定期借家契約の場合、契約期間が満了した後に更新という概念はありません。再契約することも可能ですが、必ず再契約できると保証されているわけではないことに注意が必要です。もし、長期的に住み続けたいと考えてる場合には、定期借家契約だけではなく「普通借家契約」が選べる業者を利用すると安心です。

買い戻し金額が売却時より高い

買い戻しを検討している場合には、その金額が売却時よりも高くなる可能性があるということに注意しなければなりません。
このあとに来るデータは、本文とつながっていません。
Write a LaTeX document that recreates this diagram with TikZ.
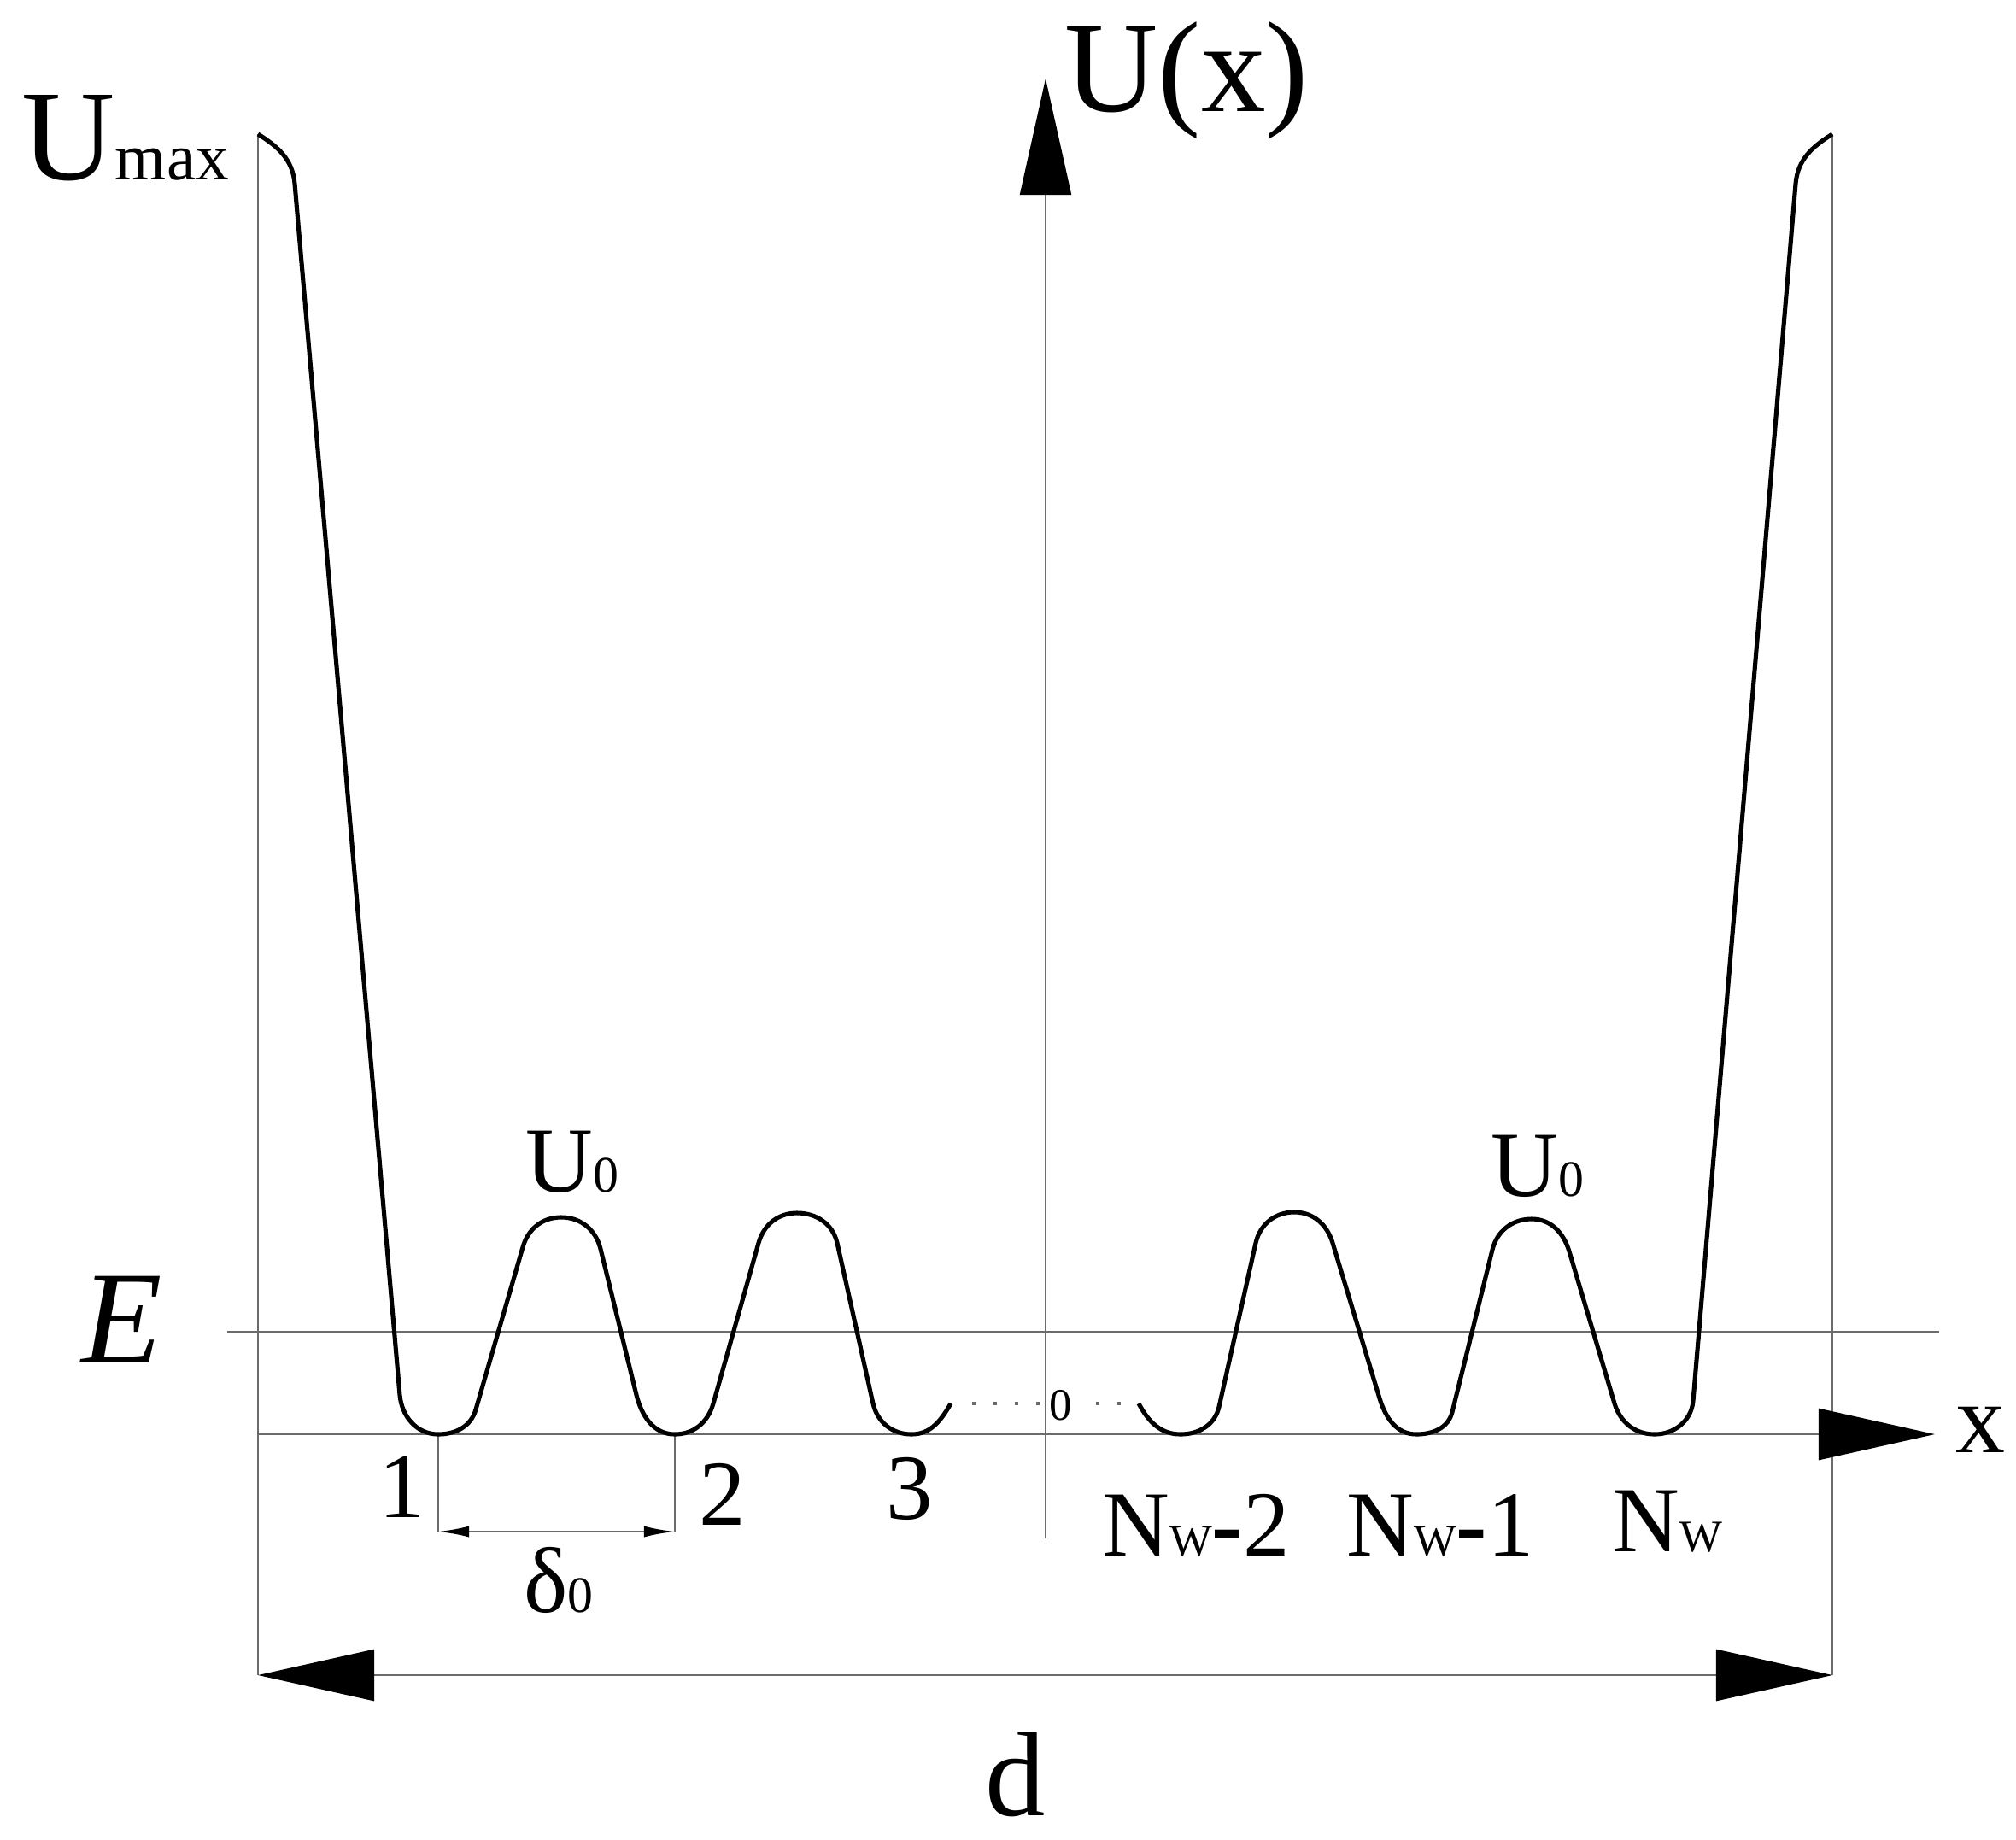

業者や物件にもよりますが、売却価格の1.1〜1.3倍程度となることが多く、契約条件などそれなりにハードルも高いため、将来の買い戻しについては条件や価格設定の方法について確認しておいたほうが良いでしょう。

リースバックの活用事例

リースバックの主な活用事例は下記の通りです。

老後資金にしたい

老後資金が必要となった際、高齢であると金融機関からの借り入れが難しくなってしまいます。しかし、リースバックには年齢制限がないので、シニア世代でもまとまった資金を手に入れられます。

住み替えたい

リースバックは、自宅を売却して別の場所に住み替えたい場合、住み替えにかかる費用を確保する手段にもなります。資金調達できるだけでなく、住み替えるまでの期間は自宅に住み続けられるので、仮住まいを用意しなくても良いのです。

住宅ローンの完済、月々の支払い額を減らしたい

リースバックのメリットでも挙げたように、リースバックを利用すれば月々の支払い額を減らせる可能性があります。また、リースバックで得た資金で住宅ローンを完済できれば、何十年という期間もローンに悩まされることがなくなります。

家賃が住宅ローンの返済額よりも低くなれば、月々の支払い額が減って資金繰りが楽になるでしょう。

相続対策

自宅を巡る相続によるトラブルを避けるために、リースバックを利用するという方法もあります。自宅を売却しておけば、不動産は現金化され、相続人の間で均等に配分できます。

まとめ

リースバックは資金調達などの有効な手段ではあり、生活環境をガラッと変えずに済む点でもメリットは多くあることがわかりました。一方で、デメリットもいくつかあって、決して誰もが得をする方法とは言えません。

リースバックを検討する際には、メリットとデメリットを天秤にかけて慎重に判断することが大切です。